=== WORK TO DO ===
Restate the full listing word for word and leave the pictures out.

=== DATA EXTRACT ===
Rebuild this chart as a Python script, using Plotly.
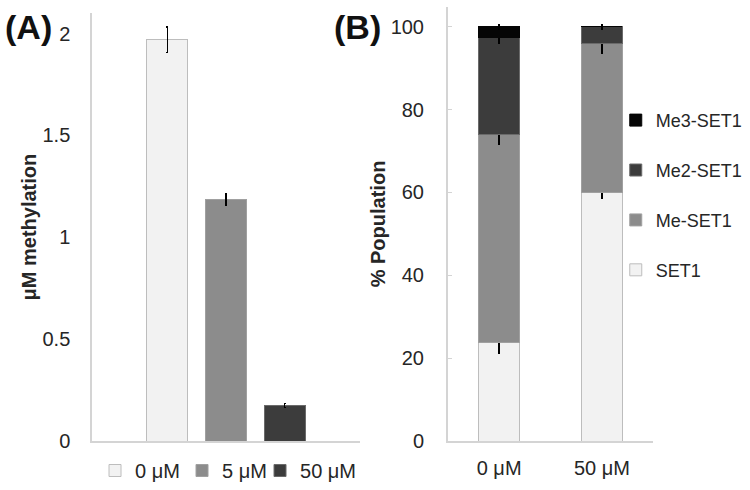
import plotly.graph_objects as go

# ---------------- data ----------------
# Panel A
conc_a = ["0 μM", "5 μM", "50 μM"]
methylation = [1.97, 1.187, 0.175]
methylation_err = [0.062, 0.029, 0.01]

# Panel B
conc_b = ["0 μM", "50 μM"]
species = ["SET1", "Me-SET1", "Me2-SET1", "Me3-SET1"]
pop_set1 = [23.8, 60.0]
pop_me1 = [50.3, 35.9]
pop_me2 = [23.25, 4.1]
pop_me3 = [2.65, 0.0]
err_set1 = [2.6, 1.4]
err_me1 = [2.4, 2.3]
err_me2 = [1.4, 0.6]
err_me3 = [0.6, 0.0]

yticks_a = [0, 0.5, 1, 1.5, 2]
yticks_b = [0, 20, 40, 60, 80, 100]

# ---------------- style ----------------
FONT = "Liberation Sans, Arial, sans-serif"
TXT = "#262626"
AX = "#d4d4d4"
fills_a = ["#f2f2f2", "#8c8c8c", "#3c3c3c"]
lines_a = ["#bdbdbd", "#a0a0a0", "#6a6a6a"]
fills_b = ["#f2f2f2", "#8c8c8c", "#3c3c3c", "#050505"]
lines_b = ["#bdbdbd", "#a0a0a0", "#6a6a6a", "#050505"]
legend_a_ids = ["legend", "legend3", "legend4"]
legend_a_x = [0.1267, 0.2427, 0.3467]

fig = go.Figure()

for i, c in enumerate(conc_a):
    fig.add_trace(go.Bar(
        x=[c], y=[methylation[i]], name=c, width=0.7,
        marker=dict(color=fills_a[i], line=dict(color=lines_a[i], width=1)),
        error_y=dict(type="data", array=[methylation_err[i]], color="black",
                     thickness=1.4, width=1.2),
        xaxis="x", yaxis="y", legend=legend_a_ids[i],
    ))

vals_b = [pop_set1, pop_me1, pop_me2, pop_me3]
errs_b = [err_set1, err_me1, err_me2, err_me3]
n_sp = len(species)
for i, s in enumerate(species):
    fig.add_trace(go.Bar(
        x=conc_b, y=vals_b[i], name=s, width=0.4,
        marker=dict(color=fills_b[i], line=dict(color=lines_b[i], width=1)),
        error_y=dict(type="data", array=errs_b[i], color="black",
                     thickness=1.4, width=1.2),
        xaxis="x2", yaxis="y2", legend="legend2", legendgroup=s,
        legendrank=n_sp - i,
    ))

legend_a_style = dict(orientation="h", y=0.037, xanchor="left", yanchor="middle",
                      font=dict(size=20), bgcolor="rgba(0,0,0,0)")

fig.update_layout(
    width=750, height=490,
    margin=dict(l=0, r=0, t=0, b=0),
    paper_bgcolor="white", plot_bgcolor="white",
    font=dict(family=FONT, size=20, color=TXT),
    barmode="stack",
    showlegend=True,
    xaxis=dict(domain=[0.1227, 0.48], type="category", categoryarray=conc_a,
               range=[-1.28, 3.28], showticklabels=False, showline=True,
               linecolor=AX, linewidth=1.5, ticks="", showgrid=False, zeroline=False,
               anchor="y", automargin=False),
    yaxis=dict(domain=[0.098, 0.973], range=[0, 2.1], tickvals=yticks_a,
               ticktext=[str(v) for v in yticks_a],
               showline=True, linecolor=AX, linewidth=1.5, ticks="",
               showgrid=False, zeroline=False, ticklabelstandoff=16,
               title=dict(text="<b>μM methylation</b>", font=dict(size=20), standoff=0),
               anchor="x", automargin=False),
    xaxis2=dict(domain=[0.597, 0.871], type="category", categoryarray=conc_b,
                range=[-0.5, 1.5], showline=True, linecolor=AX, linewidth=1.5,
                ticks="", showgrid=False, zeroline=False, ticklabelstandoff=8,
                anchor="y2", automargin=False),
    yaxis2=dict(domain=[0.098, 0.986], range=[0, 104.8], tickvals=yticks_b,
                showline=True, linecolor=AX, linewidth=1.5, ticks="inside",
                ticklen=4, tickcolor=AX, showgrid=False, zeroline=False,
                ticklabelstandoff=18,
                title=dict(text="<b>% Population</b>", font=dict(size=20), standoff=0),
                anchor="x2", automargin=False),
    legend=dict(x=legend_a_x[0], **legend_a_style),
    legend3=dict(x=legend_a_x[1], **legend_a_style),
    legend4=dict(x=legend_a_x[2], **legend_a_style),
    legend2=dict(orientation="v", x=0.821, y=0.792, xanchor="left", yanchor="top",
                 font=dict(size=18), bgcolor="rgba(0,0,0,0)",
                 traceorder="grouped", tracegroupgap=23.5),
    annotations=[
        dict(text="<b>(A)</b>", x=0.004, y=0.945, xref="paper", yref="paper",
             xanchor="left", yanchor="middle", showarrow=False,
             font=dict(size=34, color="#111111")),
        dict(text="<b>(B)</b>", x=0.443, y=0.945, xref="paper", yref="paper",
             xanchor="left", yanchor="middle", showarrow=False,
             font=dict(size=34, color="#111111")),
    ],
)

fig.write_html("out.html", config={"displayModeBar": False},
               post_script="document.body.style.margin='0px';")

=== ANSWER FOR THIS EXERCISE ===
Rebuild this chart as a Python script, using Plotly.
import plotly.graph_objects as go

# ---------------- data ----------------
# Panel A
conc_a = ["0 μM", "5 μM", "50 μM"]
methylation = [1.97, 1.187, 0.175]
methylation_err = [0.062, 0.029, 0.01]

# Panel B
conc_b = ["0 μM", "50 μM"]
species = ["SET1", "Me-SET1", "Me2-SET1", "Me3-SET1"]
pop_set1 = [23.8, 60.0]
pop_me1 = [50.3, 35.9]
pop_me2 = [23.25, 4.1]
pop_me3 = [2.65, 0.0]
err_set1 = [2.6, 1.4]
err_me1 = [2.4, 2.3]
err_me2 = [1.4, 0.6]
err_me3 = [0.6, 0.0]

yticks_a = [0, 0.5, 1, 1.5, 2]
yticks_b = [0, 20, 40, 60, 80, 100]

# ---------------- style ----------------
FONT = "Liberation Sans, Arial, sans-serif"
TXT = "#262626"
AX = "#d4d4d4"
fills_a = ["#f2f2f2", "#8c8c8c", "#3c3c3c"]
lines_a = ["#bdbdbd", "#a0a0a0", "#6a6a6a"]
fills_b = ["#f2f2f2", "#8c8c8c", "#3c3c3c", "#050505"]
lines_b = ["#bdbdbd", "#a0a0a0", "#6a6a6a", "#050505"]
legend_a_ids = ["legend", "legend3", "legend4"]
legend_a_x = [0.1267, 0.2427, 0.3467]

fig = go.Figure()

for i, c in enumerate(conc_a):
    fig.add_trace(go.Bar(
        x=[c], y=[methylation[i]], name=c, width=0.7,
        marker=dict(color=fills_a[i], line=dict(color=lines_a[i], width=1)),
        error_y=dict(type="data", array=[methylation_err[i]], color="black",
                     thickness=1.4, width=1.2),
        xaxis="x", yaxis="y", legend=legend_a_ids[i],
    ))

vals_b = [pop_set1, pop_me1, pop_me2, pop_me3]
errs_b = [err_set1, err_me1, err_me2, err_me3]
n_sp = len(species)
for i, s in enumerate(species):
    fig.add_trace(go.Bar(
        x=conc_b, y=vals_b[i], name=s, width=0.4,
        marker=dict(color=fills_b[i], line=dict(color=lines_b[i], width=1)),
        error_y=dict(type="data", array=errs_b[i], color="black",
                     thickness=1.4, width=1.2),
        xaxis="x2", yaxis="y2", legend="legend2", legendgroup=s,
        legendrank=n_sp - i,
    ))

legend_a_style = dict(orientation="h", y=0.037, xanchor="left", yanchor="middle",
                      font=dict(size=20), bgcolor="rgba(0,0,0,0)")

fig.update_layout(
    width=750, height=490,
    margin=dict(l=0, r=0, t=0, b=0),
    paper_bgcolor="white", plot_bgcolor="white",
    font=dict(family=FONT, size=20, color=TXT),
    barmode="stack",
    showlegend=True,
    xaxis=dict(domain=[0.1227, 0.48], type="category", categoryarray=conc_a,
               range=[-1.28, 3.28], showticklabels=False, showline=True,
               linecolor=AX, linewidth=1.5, ticks="", showgrid=False, zeroline=False,
               anchor="y", automargin=False),
    yaxis=dict(domain=[0.098, 0.973], range=[0, 2.1], tickvals=yticks_a,
               ticktext=[str(v) for v in yticks_a],
               showline=True, linecolor=AX, linewidth=1.5, ticks="",
               showgrid=False, zeroline=False, ticklabelstandoff=16,
               title=dict(text="<b>μM methylation</b>", font=dict(size=20), standoff=0),
               anchor="x", automargin=False),
    xaxis2=dict(domain=[0.597, 0.871], type="category", categoryarray=conc_b,
                range=[-0.5, 1.5], showline=True, linecolor=AX, linewidth=1.5,
                ticks="", showgrid=False, zeroline=False, ticklabelstandoff=8,
                anchor="y2", automargin=False),
    yaxis2=dict(domain=[0.098, 0.986], range=[0, 104.8], tickvals=yticks_b,
                showline=True, linecolor=AX, linewidth=1.5, ticks="inside",
                ticklen=4, tickcolor=AX, showgrid=False, zeroline=False,
                ticklabelstandoff=18,
                title=dict(text="<b>% Population</b>", font=dict(size=20), standoff=0),
                anchor="x2", automargin=False),
    legend=dict(x=legend_a_x[0], **legend_a_style),
    legend3=dict(x=legend_a_x[1], **legend_a_style),
    legend4=dict(x=legend_a_x[2], **legend_a_style),
    legend2=dict(orientation="v", x=0.821, y=0.792, xanchor="left", yanchor="top",
                 font=dict(size=18), bgcolor="rgba(0,0,0,0)",
                 traceorder="grouped", tracegroupgap=23.5),
    annotations=[
        dict(text="<b>(A)</b>", x=0.004, y=0.945, xref="paper", yref="paper",
             xanchor="left", yanchor="middle", showarrow=False,
             font=dict(size=34, color="#111111")),
        dict(text="<b>(B)</b>", x=0.443, y=0.945, xref="paper", yref="paper",
             xanchor="left", yanchor="middle", showarrow=False,
             font=dict(size=34, color="#111111")),
    ],
)

fig.write_html("out.html", config={"displayModeBar": False},
               post_script="document.body.style.margin='0px';")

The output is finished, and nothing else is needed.